## PROVIDED MATERIAL
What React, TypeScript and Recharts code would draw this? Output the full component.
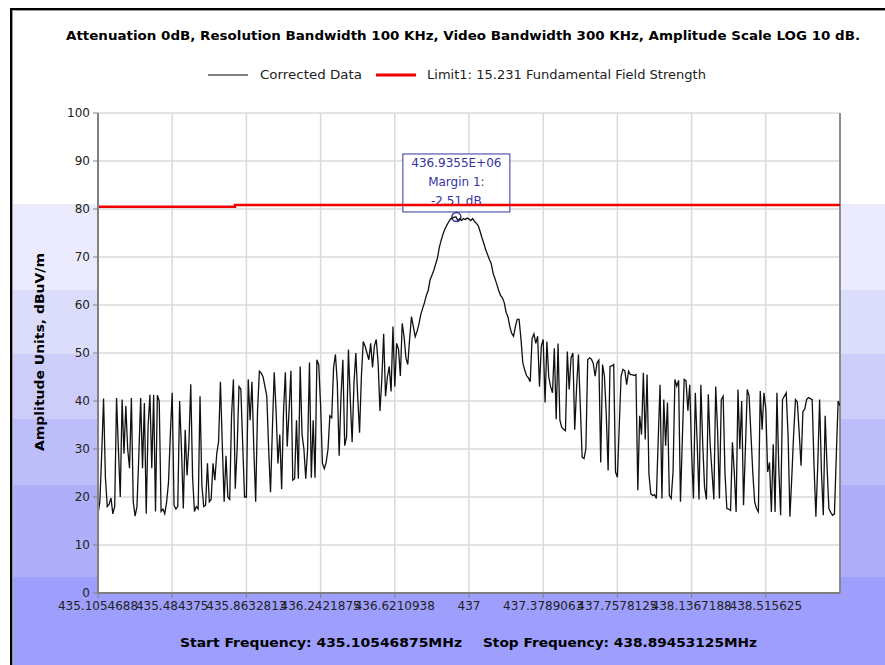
import { LineChart, Line, XAxis, YAxis, CartesianGrid, ReferenceDot, ReferenceLine } from 'recharts';

// sweep span, MHz
const START_MHZ = 435.10546875;
const STOP_MHZ = 438.89453125;

const xTicks = [
  435.10546875, 435.484375, 435.86328125, 436.2421875, 436.62109375,
  437, 437.37890625, 437.7578125, 438.13671875, 438.515625,
];
const xTickLabels = [
  '435.1054688', '435.484375', '435.8632813', '436.2421875', '436.6210938',
  '437', '437.3789063', '437.7578125', '438.1367188', '438.515625',
];
const yTicks = [0, 10, 20, 30, 40, 50, 60, 70, 80, 90, 100];

// corrected data, dBuV/m, read per tick interval (40 sweep points each)
const seg0 = [16.5, 19, 29, 40.5, 24, 18, 18.5, 19.8, 16.5, 18, 40.6, 30, 20, 40.3, 29, 39, 30, 26, 40.6, 19, 16, 18, 28.5, 40.6, 26, 39.6, 16.5, 34.8, 41.3, 26, 41.3, 17, 41.2, 40, 17, 17.5, 16.5, 19, 23, 33];
const seg1 = [41.7, 18.3, 17.5, 18, 40, 30, 17.6, 34, 24.5, 31, 43.5, 24, 17, 18, 17.5, 41, 22.4, 18, 18.3, 27, 19, 19.5, 27, 23.5, 29, 31.5, 44, 31, 19, 28.6, 20, 19.5, 37, 44.5, 21.7, 30, 43, 42.5, 31, 20];
const seg2 = [20, 44.5, 36, 44, 30, 19, 38, 46.2, 45.8, 45, 43, 41, 30, 21, 34, 46, 38, 27, 33, 21.6, 37.6, 46, 30.5, 38, 46.3, 23.5, 23.8, 36, 23.8, 47.2, 33, 30, 23.8, 30, 48, 24, 36, 24, 48.6, 47.5];
const seg3 = [39, 27, 25.9, 27.2, 30, 36.9, 36.5, 47, 49.7, 43.8, 28.6, 41, 48.6, 30.7, 32.5, 50.7, 40.3, 31.4, 43.8, 50, 41, 33.4, 45.2, 52.4, 51.4, 50, 48.6, 52, 47, 51.5, 52.8, 48, 37.9, 44.5, 54, 41, 45, 47.2, 42, 55.5];
const seg4 = [43, 52, 50.8, 45.2, 56.2, 53.4, 49, 47.6, 53, 57.6, 55.5, 53.4, 54.5, 56, 58, 59.3, 60.5, 62, 63, 65.2, 66.2, 67.2, 68.5, 69.8, 72, 73.5, 74.8, 75.8, 76.6, 77.3, 77.9, 78.1, 78.3, 78.34, 77.6, 78, 77.6, 78, 77.8, 78.1];
const seg5 = [77.9, 77.6, 78, 77.4, 77, 76.5, 75.3, 74, 72.8, 71.5, 70.5, 69.5, 68.6, 66.6, 65.5, 64.3, 63, 62, 61.5, 60.5, 58.5, 57.5, 55.5, 54.1, 53.5, 55.5, 57, 57, 53, 48, 46.5, 45.3, 44.8, 44, 53, 54, 52, 53.5, 43, 51.5];
const seg6 = [52.8, 39.7, 52.4, 45, 43, 41.7, 51, 36.2, 52, 36, 34.5, 34.1, 33.8, 50.3, 42.4, 49, 50, 34, 42.8, 49.7, 39, 28.3, 28, 30, 48.6, 49, 48.7, 47.8, 45.2, 47.9, 48.5, 27.2, 47.6, 45.2, 37.2, 25.5, 47.2, 47.3, 47.6, 25.2];
const seg7 = [24.1, 34.8, 45.2, 46.6, 46.3, 43.4, 46.2, 45.5, 45.5, 45.3, 45.5, 21.4, 36.9, 33, 45.9, 32, 45.5, 24.8, 20.7, 20.3, 20.5, 19.7, 32, 43.4, 19.7, 40.3, 30.7, 39.7, 20.3, 19.7, 25.2, 44.5, 43.1, 44.3, 19, 32, 44.5, 44.2, 38, 43.4];
const seg8 = [29.3, 19.7, 41.7, 31.4, 19.5, 43.4, 31, 22, 19.5, 41.4, 31, 25.2, 19.5, 43, 34, 19.7, 40.3, 41, 25, 17.6, 17.5, 17.2, 31.4, 25.2, 16.9, 42.4, 30, 40, 18.3, 30, 42.4, 41, 33, 25, 19, 17.6, 16.9, 42.1, 34, 41.7];
const seg9 = [38.3, 25.2, 27.2, 16.9, 31, 16.9, 41.7, 26, 16.2, 40.3, 41, 41.7, 33, 15.9, 24, 33, 40.3, 39.8, 33.5, 26.5, 37.8, 38.3, 40.3, 40.7, 40.5, 40.3, 26.5, 15.9, 26.5, 40.3, 25.2, 16.2, 36.9, 26.5, 17.6, 16.8, 16.2, 16.5, 28.6, 40];
const lastPoint = [39];

// limit line 15.231
const limitFreqs = [435.10546875, 435.805, 435.805, 438.89453125];
const limitValues = [80.45, 80.45, 80.85, 80.85];

// margin marker
const PEAK_FREQ = 436.9355;
const PEAK_AMP = 78.34;
const MARGIN_DB = -2.51;

const corrected = [...seg0, ...seg1, ...seg2, ...seg3, ...seg4, ...seg5, ...seg6, ...seg7, ...seg8, ...seg9, ...lastPoint];
const sweepStep = (STOP_MHZ - START_MHZ) / (corrected.length - 1);
const correctedData = corrected.map((a, i) => ({ f: START_MHZ + i * sweepStep, a }));
const limitData = limitFreqs.map((f, i) => ({ f, a: limitValues[i] }));

const FONT = '"DejaVu Sans", Verdana, sans-serif';
const MARK = '#34349c';

function tickLabel(v: number) {
  const i = xTicks.findIndex((t) => Math.abs(t - v) < 1e-6);
  return i >= 0 ? xTickLabels[i] : String(v);
}

function PeakCallout(props: any) {
  const { cx, cy } = props;
  if (cx == null || cy == null) return null;
  const w = 107;
  const h = 58;
  const t = { fontSize: 12, fontFamily: FONT, fill: MARK, textAnchor: 'middle' as const };
  return (
    <g>
      <rect x={cx - w / 2} y={cy - 63} width={w} height={h} fill="#fff" stroke={MARK} strokeWidth={1} />
      <text x={cx} y={cy - 50} {...t}>{`${PEAK_FREQ}E+06`}</text>
      <text x={cx} y={cy - 31} {...t}>Margin 1:</text>
      <text x={cx} y={cy - 12} {...t}>{`${MARGIN_DB} dB`}</text>
      <circle cx={cx} cy={cy} r={4.5} fill="none" stroke={MARK} strokeWidth={1.5} />
    </g>
  );
}

const bands =
  'linear-gradient(to bottom, #ffffff 0px, #ffffff 194px, #ebebfd 194px, #ebebfd 280px, ' +
  '#dcdcfb 280px, #dcdcfb 344px, #cdcdfa 344px, #cdcdfa 409px, #bdbdf9 409px, #bdbdf9 475px, ' +
  '#aeaef9 475px, #aeaef9 567px, #9e9efc 567px)';

export default function App() {
  const axisTick = { fontSize: 12, fill: '#222', fontFamily: FONT };
  return (
    <div>
      <div
        style={{
          position: 'absolute',
          left: 10,
          top: 8,
          width: 875,
          height: 657,
          boxSizing: 'border-box',
          borderLeft: '2px solid #000',
          borderTop: '2px solid #000',
          boxShadow: 'inset 1px 1px 0 #9a9a9a',
          background: bands,
        }}
      />
      <div style={{ position: 'absolute', left: 0, top: 0 }}>
        <LineChart width={885} height={665} margin={{ top: 113, right: 45, bottom: 42, left: 58 }}>
          <CartesianGrid stroke="#dadada" strokeWidth={1.5} fill="#fff" />
          <XAxis
            type="number"
            dataKey="f"
            domain={[START_MHZ, STOP_MHZ]}
            ticks={xTicks}
            interval={0}
            allowDataOverflow
            tickFormatter={tickLabel}
            tick={axisTick}
            tickSize={5}
            tickMargin={3}
            height={30}
            axisLine={{ stroke: '#808080', strokeWidth: 2 }}
            tickLine={{ stroke: '#808080' }}
          />
          <YAxis
            type="number"
            domain={[0, 100]}
            ticks={yTicks}
            interval={0}
            allowDataOverflow
            width={40}
            tick={axisTick}
            tickSize={5}
            tickMargin={3}
            axisLine={{ stroke: '#808080', strokeWidth: 2 }}
            tickLine={{ stroke: '#808080' }}
          />
          <ReferenceLine x={STOP_MHZ} stroke="#707070" strokeWidth={1.5} />
          <ReferenceDot
            x={PEAK_FREQ}
            y={PEAK_AMP}
            r={4.5}
            zIndex={300}
            shape={(p: any) => <PeakCallout {...p} />}
          />
          <Line
            data={correctedData}
            dataKey="a"
            type="linear"
            stroke="#111"
            strokeWidth={1.3}
            dot={false}
            isAnimationActive={false}
          />
          <Line
            data={limitData}
            dataKey="a"
            type="linear"
            stroke="#ee0000"
            strokeWidth={2.5}
            dot={false}
            isAnimationActive={false}
          />
        </LineChart>
      </div>
      <svg
        width={885}
        height={665}
        style={{ position: 'absolute', left: 0, top: 0, pointerEvents: 'none' }}
        fontFamily={FONT}
      >
        <text x={66} y={40} fontSize={12} fontWeight="bold" fill="#000" textLength={794} lengthAdjust="spacingAndGlyphs">
          Attenuation 0dB, Resolution Bandwidth 100 KHz, Video Bandwidth 300 KHz, Amplitude Scale LOG 10 dB.
        </text>
        <line x1={208} y1={75} x2={248} y2={75} stroke="#000" strokeWidth={1} />
        <text x={260} y={79} fontSize={12} fill="#222" textLength={102} lengthAdjust="spacingAndGlyphs">
          Corrected Data
        </text>
        <line x1={376} y1={75} x2={416} y2={75} stroke="#ee0000" strokeWidth={3} />
        <text x={427} y={79} fontSize={12} fill="#222" textLength={279} lengthAdjust="spacingAndGlyphs">
          Limit1: 15.231 Fundamental Field Strength
        </text>
        <text
          x={44}
          y={352}
          fontSize={12}
          fontWeight="bold"
          fill="#000"
          textAnchor="middle"
          textLength={198}
          lengthAdjust="spacingAndGlyphs"
          transform="rotate(-90, 44, 352)"
        >
          Amplitude Units, dBuV/m
        </text>
        <text x={180} y={647} fontSize={12} fontWeight="bold" fill="#000" textLength={282} lengthAdjust="spacingAndGlyphs">
          Start Frequency: 435.10546875MHz
        </text>
        <text x={483} y={647} fontSize={12} fontWeight="bold" fill="#000" textLength={274} lengthAdjust="spacingAndGlyphs">
          Stop Frequency: 438.89453125MHz
        </text>
      </svg>
    </div>
  );
}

## WHAT THIS TASK INVOLVES
Leave out any pictures, please, and quote only the lines from the top of the data through the line that contains "const STOP_MHZ = 438.89453125;".

## RESPONSE
What React, TypeScript and Recharts code would draw this? Output the full component.
import { LineChart, Line, XAxis, YAxis, CartesianGrid, ReferenceDot, ReferenceLine } from 'recharts';

// sweep span, MHz
const START_MHZ = 435.10546875;
const STOP_MHZ = 438.89453125;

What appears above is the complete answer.